The two Popes

Earlier this year, In a rare public intervention, the Pope Emeritus Benedict XVI  issued a stout defence of priestly celibacy – just as Pope Francis was considering lifting the restriction on married priests in some circumstances, in particular, the ordination of married men in the Amazon region, where there is a severe shortage.

Francis, who has previously suggested he is open to such exceptions, is due to announce a decision in the coming months. But a new book has a chapter by Benedict defending priestly celibacy, which warns Catholics not to listen to the “special pleading, the theatrics, the diabolical lies, the fashionable errors that would devalue it”. Later, Benedict’s co-authorship credit was removed from the cover of the book, amid a furious row over whether or not the 92-year-old was manipulated into taking a public stance.  (Vatican City, January 2029, a carried in The Week, 18 January 2020)

My take:  Friendly message to the ex- Pope:

You’ve had your day, your opportunity.  You resigned voluntarily, leaving a celibate clergy mired in sexual scandal.

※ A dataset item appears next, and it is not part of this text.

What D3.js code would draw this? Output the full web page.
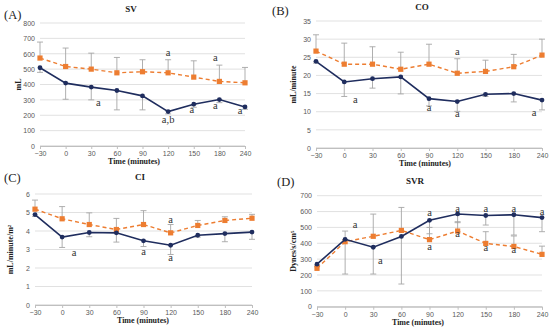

For what it’s worth (from a supporter of Epicurus, whose take on life and death is so very different to yours, and, I think more humane):  Benedict, go home and stop interfering.  You are doing the Catholic Church more harm than good.  

P.S: message from an historian:  the policy of celibacy had nothing to do with Jesus, or the Bible.  The church was concerned about having to look after numerous widows and their offspring in an age of short male lifespans.  Moreover, Italian law said that the property of married priests was heritable by wives and offspring, depriving the church of land, and therefore power.  No wives or kids was the answer to an institution coining it nicely, in the Middle Ages, anyway.